PROVIDED MATERIAL:
------------------------------------------------------------------------

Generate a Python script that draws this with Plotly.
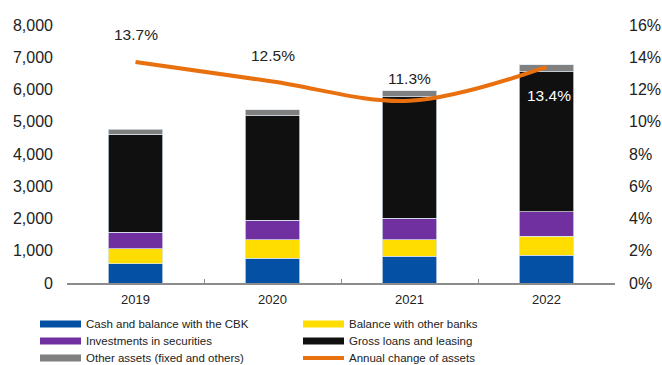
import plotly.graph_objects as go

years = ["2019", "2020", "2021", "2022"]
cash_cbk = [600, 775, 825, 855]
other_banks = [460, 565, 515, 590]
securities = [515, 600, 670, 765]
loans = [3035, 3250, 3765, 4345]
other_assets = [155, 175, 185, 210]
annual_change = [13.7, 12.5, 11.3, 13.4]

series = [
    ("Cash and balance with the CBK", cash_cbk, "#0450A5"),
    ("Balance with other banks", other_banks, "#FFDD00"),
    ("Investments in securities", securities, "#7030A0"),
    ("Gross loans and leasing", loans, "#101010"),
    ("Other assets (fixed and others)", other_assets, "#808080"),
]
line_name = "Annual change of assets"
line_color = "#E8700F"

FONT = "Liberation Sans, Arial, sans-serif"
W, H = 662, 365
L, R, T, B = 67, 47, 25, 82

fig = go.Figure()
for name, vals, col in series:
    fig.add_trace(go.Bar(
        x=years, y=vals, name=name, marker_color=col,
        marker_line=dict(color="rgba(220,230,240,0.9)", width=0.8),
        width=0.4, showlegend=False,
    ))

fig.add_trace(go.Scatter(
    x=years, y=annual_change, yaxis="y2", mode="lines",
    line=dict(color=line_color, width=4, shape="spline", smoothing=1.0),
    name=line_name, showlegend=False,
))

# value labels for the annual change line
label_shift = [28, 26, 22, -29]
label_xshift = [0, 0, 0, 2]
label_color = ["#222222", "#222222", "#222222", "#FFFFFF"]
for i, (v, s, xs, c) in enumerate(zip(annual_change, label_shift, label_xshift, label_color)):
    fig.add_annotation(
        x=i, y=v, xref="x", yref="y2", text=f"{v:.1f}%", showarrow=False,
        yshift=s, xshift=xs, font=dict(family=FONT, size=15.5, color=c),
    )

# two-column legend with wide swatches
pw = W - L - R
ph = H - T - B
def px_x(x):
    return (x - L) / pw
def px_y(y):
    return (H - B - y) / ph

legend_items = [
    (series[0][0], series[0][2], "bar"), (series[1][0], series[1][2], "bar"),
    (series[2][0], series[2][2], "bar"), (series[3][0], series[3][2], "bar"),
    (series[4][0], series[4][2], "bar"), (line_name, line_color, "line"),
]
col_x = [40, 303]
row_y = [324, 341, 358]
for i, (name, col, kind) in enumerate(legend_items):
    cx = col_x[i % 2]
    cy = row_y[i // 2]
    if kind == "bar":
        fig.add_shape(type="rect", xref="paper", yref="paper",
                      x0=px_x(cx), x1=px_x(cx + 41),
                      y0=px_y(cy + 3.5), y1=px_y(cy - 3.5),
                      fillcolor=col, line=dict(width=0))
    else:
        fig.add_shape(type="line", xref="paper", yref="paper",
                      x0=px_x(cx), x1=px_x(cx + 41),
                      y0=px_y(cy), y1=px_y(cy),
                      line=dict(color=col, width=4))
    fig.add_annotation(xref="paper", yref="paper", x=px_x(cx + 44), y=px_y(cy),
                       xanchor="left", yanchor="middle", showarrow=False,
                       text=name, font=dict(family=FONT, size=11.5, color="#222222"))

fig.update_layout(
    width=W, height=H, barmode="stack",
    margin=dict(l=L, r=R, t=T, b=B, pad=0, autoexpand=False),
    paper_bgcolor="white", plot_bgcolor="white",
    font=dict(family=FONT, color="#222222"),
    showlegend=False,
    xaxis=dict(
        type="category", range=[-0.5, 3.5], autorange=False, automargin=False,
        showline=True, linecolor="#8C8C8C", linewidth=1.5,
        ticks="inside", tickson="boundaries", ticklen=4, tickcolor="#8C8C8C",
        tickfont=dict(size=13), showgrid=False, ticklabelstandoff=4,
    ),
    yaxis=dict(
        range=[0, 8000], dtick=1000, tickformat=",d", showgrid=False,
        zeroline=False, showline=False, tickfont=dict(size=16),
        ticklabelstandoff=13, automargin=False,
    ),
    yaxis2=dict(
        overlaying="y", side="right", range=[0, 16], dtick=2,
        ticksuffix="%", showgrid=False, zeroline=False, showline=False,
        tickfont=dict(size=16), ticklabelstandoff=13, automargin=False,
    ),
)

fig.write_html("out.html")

------------------------------------------------------------------------

GOAL: The data above needs to be retyped exactly, with the images left out.

TASK ANSWER:
Generate a Python script that draws this with Plotly.
import plotly.graph_objects as go

years = ["2019", "2020", "2021", "2022"]
cash_cbk = [600, 775, 825, 855]
other_banks = [460, 565, 515, 590]
securities = [515, 600, 670, 765]
loans = [3035, 3250, 3765, 4345]
other_assets = [155, 175, 185, 210]
annual_change = [13.7, 12.5, 11.3, 13.4]

series = [
    ("Cash and balance with the CBK", cash_cbk, "#0450A5"),
    ("Balance with other banks", other_banks, "#FFDD00"),
    ("Investments in securities", securities, "#7030A0"),
    ("Gross loans and leasing", loans, "#101010"),
    ("Other assets (fixed and others)", other_assets, "#808080"),
]
line_name = "Annual change of assets"
line_color = "#E8700F"

FONT = "Liberation Sans, Arial, sans-serif"
W, H = 662, 365
L, R, T, B = 67, 47, 25, 82

fig = go.Figure()
for name, vals, col in series:
    fig.add_trace(go.Bar(
        x=years, y=vals, name=name, marker_color=col,
        marker_line=dict(color="rgba(220,230,240,0.9)", width=0.8),
        width=0.4, showlegend=False,
    ))

fig.add_trace(go.Scatter(
    x=years, y=annual_change, yaxis="y2", mode="lines",
    line=dict(color=line_color, width=4, shape="spline", smoothing=1.0),
    name=line_name, showlegend=False,
))

# value labels for the annual change line
label_shift = [28, 26, 22, -29]
label_xshift = [0, 0, 0, 2]
label_color = ["#222222", "#222222", "#222222", "#FFFFFF"]
for i, (v, s, xs, c) in enumerate(zip(annual_change, label_shift, label_xshift, label_color)):
    fig.add_annotation(
        x=i, y=v, xref="x", yref="y2", text=f"{v:.1f}%", showarrow=False,
        yshift=s, xshift=xs, font=dict(family=FONT, size=15.5, color=c),
    )

# two-column legend with wide swatches
pw = W - L - R
ph = H - T - B
def px_x(x):
    return (x - L) / pw
def px_y(y):
    return (H - B - y) / ph

legend_items = [
    (series[0][0], series[0][2], "bar"), (series[1][0], series[1][2], "bar"),
    (series[2][0], series[2][2], "bar"), (series[3][0], series[3][2], "bar"),
    (series[4][0], series[4][2], "bar"), (line_name, line_color, "line"),
]
col_x = [40, 303]
row_y = [324, 341, 358]
for i, (name, col, kind) in enumerate(legend_items):
    cx = col_x[i % 2]
    cy = row_y[i // 2]
    if kind == "bar":
        fig.add_shape(type="rect", xref="paper", yref="paper",
                      x0=px_x(cx), x1=px_x(cx + 41),
                      y0=px_y(cy + 3.5), y1=px_y(cy - 3.5),
                      fillcolor=col, line=dict(width=0))
    else:
        fig.add_shape(type="line", xref="paper", yref="paper",
                      x0=px_x(cx), x1=px_x(cx + 41),
                      y0=px_y(cy), y1=px_y(cy),
                      line=dict(color=col, width=4))
    fig.add_annotation(xref="paper", yref="paper", x=px_x(cx + 44), y=px_y(cy),
                       xanchor="left", yanchor="middle", showarrow=False,
                       text=name, font=dict(family=FONT, size=11.5, color="#222222"))

fig.update_layout(
    width=W, height=H, barmode="stack",
    margin=dict(l=L, r=R, t=T, b=B, pad=0, autoexpand=False),
    paper_bgcolor="white", plot_bgcolor="white",
    font=dict(family=FONT, color="#222222"),
    showlegend=False,
    xaxis=dict(
        type="category", range=[-0.5, 3.5], autorange=False, automargin=False,
        showline=True, linecolor="#8C8C8C", linewidth=1.5,
        ticks="inside", tickson="boundaries", ticklen=4, tickcolor="#8C8C8C",
        tickfont=dict(size=13), showgrid=False, ticklabelstandoff=4,
    ),
    yaxis=dict(
        range=[0, 8000], dtick=1000, tickformat=",d", showgrid=False,
        zeroline=False, showline=False, tickfont=dict(size=16),
        ticklabelstandoff=13, automargin=False,
    ),
    yaxis2=dict(
        overlaying="y", side="right", range=[0, 16], dtick=2,
        ticksuffix="%", showgrid=False, zeroline=False, showline=False,
        tickfont=dict(size=16), ticklabelstandoff=13, automargin=False,
    ),
)

fig.write_html("out.html")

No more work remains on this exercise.